I wrote a small performance test using large dense matrix multiplication to test the processing speed. In Numpy I was doing this:
import numpy as np
import time
a = np.random.uniform(size = (5000, 5000))
b = np.random.uniform(size = (5000, 5000))
start = time.time()
c = np.dot(a, b)
print (time.time() - start) * 1000, 'ms'
In C++ Eigen I was doing this:
#include <time.h>
#include "Eigen/Dense"
using namespace std;
using namespace Eigen;
int main() {
MatrixXf a = MatrixXf::Random(5000, 5000);
MatrixXf b = MatrixXf::Random(5000, 5000);
time_t start = clock();
MatrixXf c = a * b;
cout << (double)(clock() - start) / CLOCKS_PER_SEC * 1000 << "ms" << endl;
return 0;
}
I have done some search in the documents and on stackoverflow on the compilation optimization flags. I tried to compile the program using this command:
g++ -g test.cpp -o test -Ofast -msse2
The C++ executable compiled with -Ofast optimization flags runs about 30x or more faster than a simple no optimization compilation. It will return the result in roughly 10000ms on my 2015 macbook pro.

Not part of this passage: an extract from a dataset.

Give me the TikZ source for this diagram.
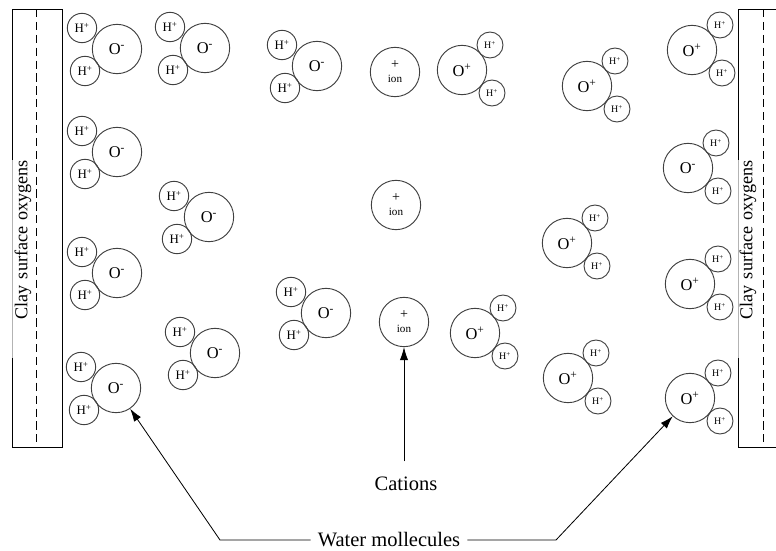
\documentclass[tikz,border=0pt]{standalone}
\usepackage{fontspec}
\setmainfont{Liberation Serif}
\usetikzlibrary{arrows.meta, positioning}

\begin{document}
\begin{tikzpicture}[
  x=0.03cm, y=-0.03cm,
  atom/.style={circle, draw=black!75, line width=0.8pt, inner sep=0pt},
  oxy/.style={atom, minimum size=1.48cm, font=\fontsize{14}{15}\selectfont},
  hyd/.style={atom, minimum size=0.88cm, font=\fontsize{11}{12}\selectfont},
  hydsm/.style={atom, minimum size=0.78cm, font=\fontsize{8.5}{9}\selectfont},
  ionnode/.style={atom, minimum size=1.48cm, align=center,
                  font=\fontsize{9.5}{12}\selectfont},
  wall/.style={line width=0.8pt},
  walllabel/.style={rotate=90, fill=white, fill opacity=0.7, text opacity=1,
                    text width=5.94cm, align=right, minimum height=0.7cm,
                    inner xsep=0pt, font=\fontsize{15.5}{17}\selectfont},
  lbl/.style={font=\fontsize{17.5}{20}\selectfont, inner xsep=6pt},
  arr/.style={-{Latex[length=11pt,width=7pt]}, line width=0.7pt}
]
\useasboundingbox (0,0) rectangle (776,550);
\clip (0,0) rectangle (776,550);

% clay walls
\draw[wall] (12,9) rectangle (62,447);
\draw[wall, dashed, dash pattern=on 7pt off 4pt] (36,9) -- (36,447);
\draw[wall] (738,9) rectangle (800,447);
\draw[wall, dashed, dash pattern=on 7pt off 4pt] (763,9) -- (763,447);
\node[walllabel] (clayl) at (23,259) {Clay surface oxygens};
\node[walllabel] (clayr) at (748,259) {Clay surface oxygens};

% water molecules, hydrogens on the left
\foreach \n/\x/\y in {1/117/49, 2/117/152, 3/117/273, 4/116/388,
                      5/205/48, 6/209/217, 7/215/353, 8/317/66, 9/326/313} {
  \node[oxy] (o\n)   at (\x,\y)       {O\textsuperscript{-}};
  \node[hyd] (h\n a) at (\x-35,\y-21) {H\textsuperscript{+}};
  \node[hyd] (h\n b) at (\x-32,\y+22) {H\textsuperscript{+}};
}

% water molecules, hydrogens on the right
\foreach \n/\x/\y/\c in {10/462/70/+, 11/587/86/+, 12/567/243/+, 13/475/333/+,
                         14/568/378/+, 15/692/50/+, 16/688/168/-, 17/690/284/+,
                         18/690/398/+} {
  \node[oxy]   (o\n)   at (\x,\y)       {O\textsuperscript{\c}};
  \node[hydsm] (h\n a) at (\x+28,\y-25) {H\textsuperscript{+}};
  \node[hydsm] (h\n b) at (\x+30,\y+23) {H\textsuperscript{+}};
}

% cations
\node[ionnode] (ion1) at (395,72)  {{\fontsize{12}{12}\selectfont+}\\ion};
\node[ionnode] (ion2) at (396,205) {{\fontsize{12}{12}\selectfont+}\\ion};
\node[ionnode] (ion3) at (404,322) {{\fontsize{12}{12}\selectfont+}\\ion};

% labels
\node[lbl] (cations) at (406,484) {Cations};
\node[lbl] (water)   at (389,540) {Water mollecules};
\coordinate (wl) at (220,540);
\coordinate (wr) at (556,540);

\draw[arr, shorten <=10pt] (cations.north -| ion3) -- (ion3);
\draw[arr] (water.west) -- (wl) -- (o4);
\draw[arr] (water.east) -- (wr) -- (o18);

\end{tikzpicture}
\end{document}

Meanwhile Numpy will return the result in about 1800ms.
I am expecting a boost of performance in using Eigen compared with Numpy. However, this failed my expectation.

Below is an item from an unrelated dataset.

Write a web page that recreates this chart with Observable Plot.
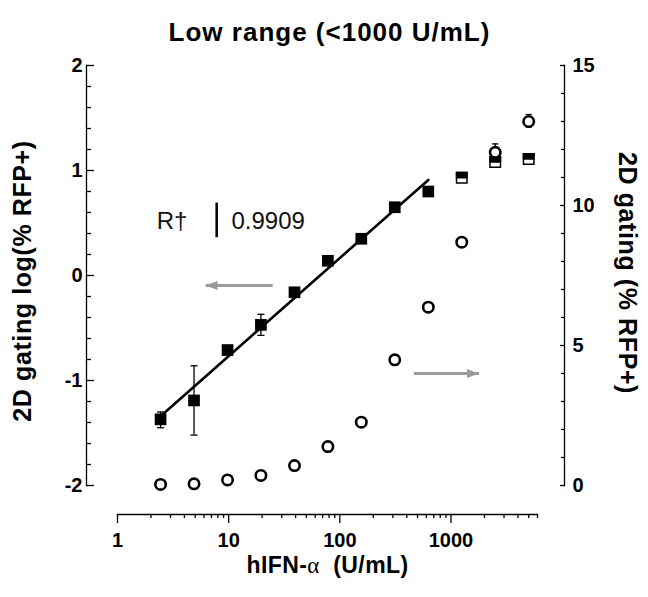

Is there any compile flags I missed that will further boost the Eigen performance in this? Or is there any multithread switch that can be turn on to give me extra performance gain? I am just curious about this.
Thank you very much!
Edit on April 17, 2016:
After doing some search according to @ggael 's answer, I have come up with the answer to this question.
Best solution to this is compile with link to Intel MKL as backend for Eigen. for osx system the library can be found at here. With MKL installed I tried to use the Intel MKL link line advisor to enable MKL backend support for Eigen.

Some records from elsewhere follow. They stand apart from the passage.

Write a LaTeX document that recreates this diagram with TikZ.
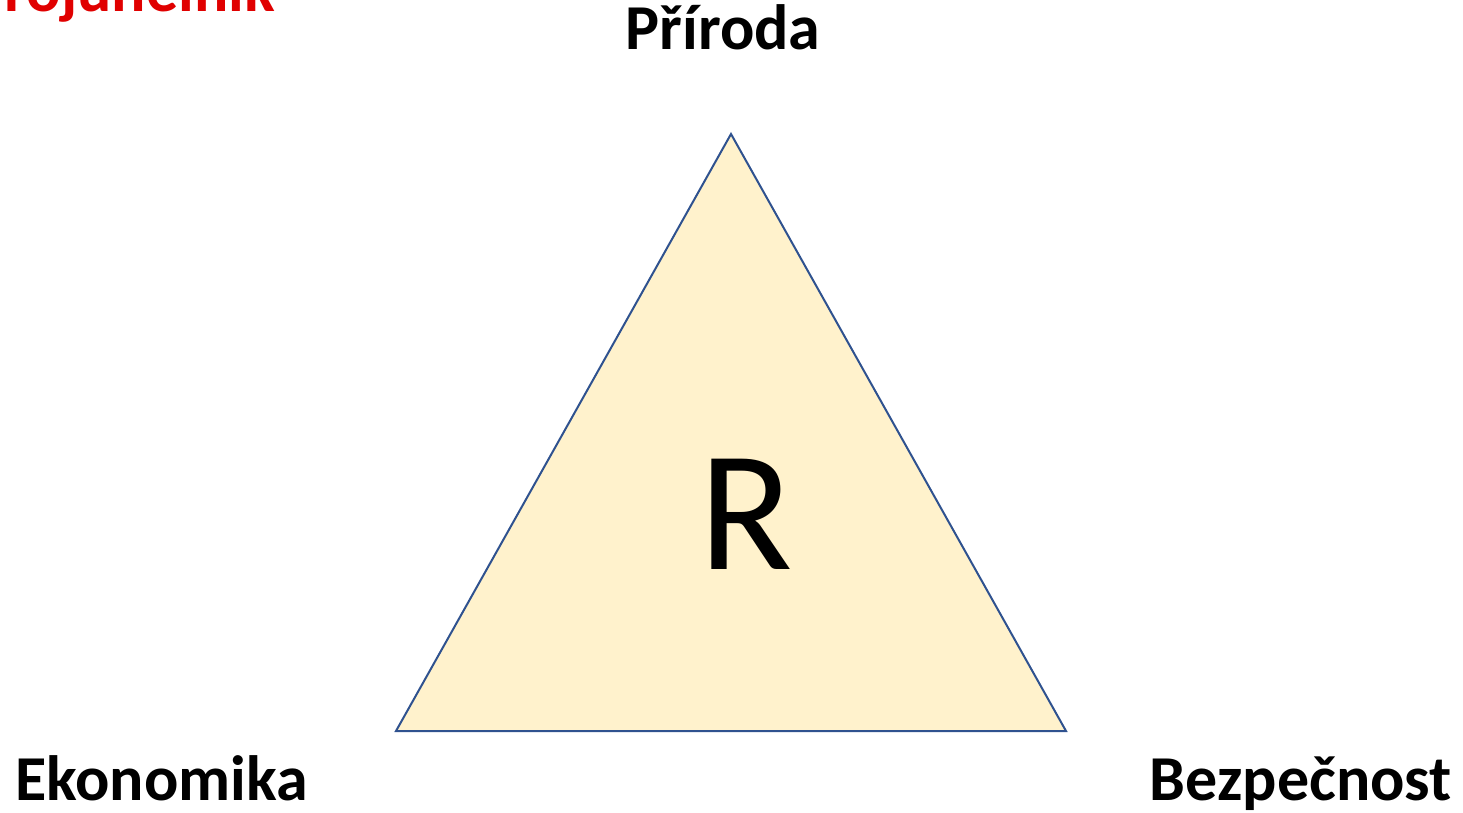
\documentclass[tikz,border=0pt]{standalone}
\usepackage{fontspec}
\setmainfont{Carlito}
\definecolor{trifill}{HTML}{FFF2CC}
\definecolor{tridraw}{HTML}{2F528F}
\definecolor{titlered}{HTML}{E00000}
\begin{document}
\begin{tikzpicture}[x=1pt,y=-1pt,
  corner/.style={font=\fontsize{64}{70}\selectfont\bfseries, inner sep=0pt}]
\useasboundingbox (0,0) rectangle (1463,813);
\begin{scope}
\clip (0,0) rectangle (1463,813);
\node[corner, text=titlered, anchor=base east] (title) at (275,12) {Trojúhelník};
\end{scope}
\coordinate (A) at (731,134);
\coordinate (B) at (396,731);
\coordinate (C) at (1066,731);
\draw[fill=trifill, draw=tridraw, line width=2pt, line join=miter] (A) -- (B) -- (C) -- cycle;
\node[font=\fontsize{172}{180}\selectfont, inner sep=0pt, anchor=base] (R) at (746,569) {R};
\node[corner, anchor=base] (P) at (723,50) {Příroda};
\node[corner, anchor=base west] (E) at (15,800) {Ekonomika};
\node[corner, anchor=base east] (Bz) at (1452,800) {Bezpečnost};
\end{tikzpicture}
\end{document}
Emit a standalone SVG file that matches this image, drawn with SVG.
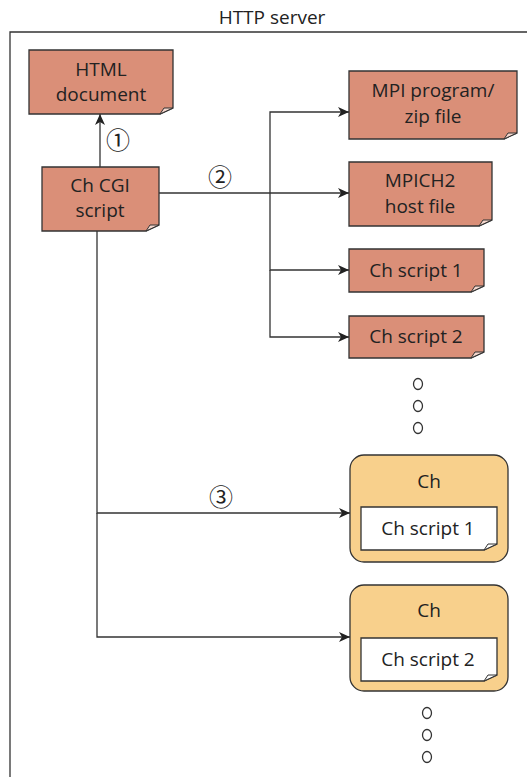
<svg xmlns="http://www.w3.org/2000/svg" width="527" height="777" viewBox="0 0 527 777">
<style>
text{font-family:"Open Sans","Liberation Sans",sans-serif;fill:#222;text-anchor:middle}
.t{font-size:19px}
.doc{fill:#da8f78;stroke:#333;stroke-width:1.3}
.fold{fill:#f4d6cc;stroke:#333;stroke-width:1}
.wdoc{fill:#fff;stroke:#333;stroke-width:1.3}
.ch{fill:#f8d08c;stroke:#333;stroke-width:1.3}
.ln{fill:none;stroke:#333;stroke-width:1.3}
.dot{fill:#fff;stroke:#333;stroke-width:1.3}
.num{font-family:"Noto Sans CJK JP","DejaVu Sans",sans-serif;font-size:24px}
</style>
<defs>
<marker id="ah" markerWidth="12" markerHeight="10" refX="11" refY="5" orient="auto" markerUnits="userSpaceOnUse">
<path d="M0,0 L11,5 L0,10 L3,5 Z" fill="#222"/>
</marker>
</defs>
<text x="272" y="24" class="t">HTTP server</text>
<path class="ln" d="M10,777 V32 H527" stroke="#555"/>

<g id="connectors">
<path class="ln" d="M100,167 V114" marker-end="url(#ah)"/>
<path class="ln" d="M159,193 H349" marker-end="url(#ah)"/>
<path class="ln" d="M270,193 V112 H349" marker-end="url(#ah)"/>
<path class="ln" d="M270,193 V270 H349" marker-end="url(#ah)"/>
<path class="ln" d="M270,270 V337 H349" marker-end="url(#ah)"/>
<path class="ln" d="M97,231 V513 H350" marker-end="url(#ah)"/>
<path class="ln" d="M97,513 V637 H350" marker-end="url(#ah)"/>
<text x="118" y="149" class="num">①</text>
<text x="220" y="186" class="num">②</text>
<text x="221" y="506" class="num">③</text>
</g>

<g id="html">
<path class="doc" d="M29,50 H173 V108 L160,114 H29 Z"/>
<path class="fold" d="M160,114 L164,108 H173 Z"/>
<text x="101" y="76" class="t">HTML</text>
<text x="101" y="101" class="t">document</text>
</g>

<g id="cgi">
<path class="doc" d="M42,167 H159 V225 L146,231 H42 Z"/>
<path class="fold" d="M146,231 L150,225 H159 Z"/>
<text x="100" y="192" class="t">Ch CGI</text>
<text x="100" y="217" class="t">script</text>
</g>

<g id="mpi">
<path class="doc" d="M349,71 H517 V133 L504,139 H349 Z"/>
<path class="fold" d="M504,139 L508,133 H517 Z"/>
<text x="433" y="97" class="t">MPI program/</text>
<text x="433" y="123" class="t">zip file</text>
</g>

<g id="mpich">
<path class="doc" d="M349,162 H492 V220 L479,226 H349 Z"/>
<path class="fold" d="M479,226 L483,220 H492 Z"/>
<text x="420" y="187" class="t">MPICH2</text>
<text x="420" y="213" class="t">host file</text>
</g>

<g id="script1">
<path class="doc" d="M349,249 H484 V286 L471,292 H349 Z"/>
<path class="fold" d="M471,292 L475,286 H484 Z"/>
<text x="416" y="277" class="t">Ch script 1</text>
</g>

<g id="script2">
<path class="doc" d="M349,316 H484 V352 L471,358 H349 Z"/>
<path class="fold" d="M471,358 L475,352 H484 Z"/>
<text x="416" y="343" class="t">Ch script 2</text>
</g>

<g id="dots1">
<ellipse class="dot" cx="418" cy="384" rx="4.5" ry="5.5"/>
<ellipse class="dot" cx="418" cy="406" rx="4.5" ry="5.5"/>
<ellipse class="dot" cx="418" cy="428" rx="4.5" ry="5.5"/>
</g>

<g id="ch1">
<rect class="ch" x="350" y="455" width="158" height="107" rx="14"/>
<text x="429" y="488" class="t">Ch</text>
<path class="wdoc" d="M361,507 H497 V544 L484,550 H361 Z"/>
<path class="fold" d="M484,550 L488,544 H497 Z" style="fill:#fff"/>
<text x="428" y="535" class="t">Ch script 1</text>
</g>

<g id="ch2">
<rect class="ch" x="350" y="585" width="158" height="106" rx="14"/>
<text x="429" y="617" class="t">Ch</text>
<path class="wdoc" d="M361,638 H497 V675 L484,681 H361 Z"/>
<path class="fold" d="M484,681 L488,675 H497 Z" style="fill:#fff"/>
<text x="428" y="666" class="t">Ch script 2</text>
</g>

<g id="dots2">
<ellipse class="dot" cx="427" cy="713" rx="4.5" ry="5.5"/>
<ellipse class="dot" cx="427" cy="735" rx="4.5" ry="5.5"/>
<ellipse class="dot" cx="427" cy="757" rx="4.5" ry="5.5"/>
</g>
</svg>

I compile in this manner for all MKL enablement:
g++ -DEIGEN_USE_MKL_ALL -L${MKLROOT}/lib -lmkl_intel_lp64 -lmkl_core -lmkl_intel_thread -liomp5 -lpthread -lm -ldl -m64 -I${MKLROOT}/include -I. -Ofast -DNDEBUG test.cpp -o test
If there is any environment variable error for MKLROOT just run the environment setup script provided in the MKL package which is installed default at /opt/intel/mkl/bin on my device.
With MKL as Eigen backend the matrix multiplication for two 5000x5000 operation will be finished in about 900ms on my 2.5Ghz Macbook Pro. This is much faster than Python Numpy on my device.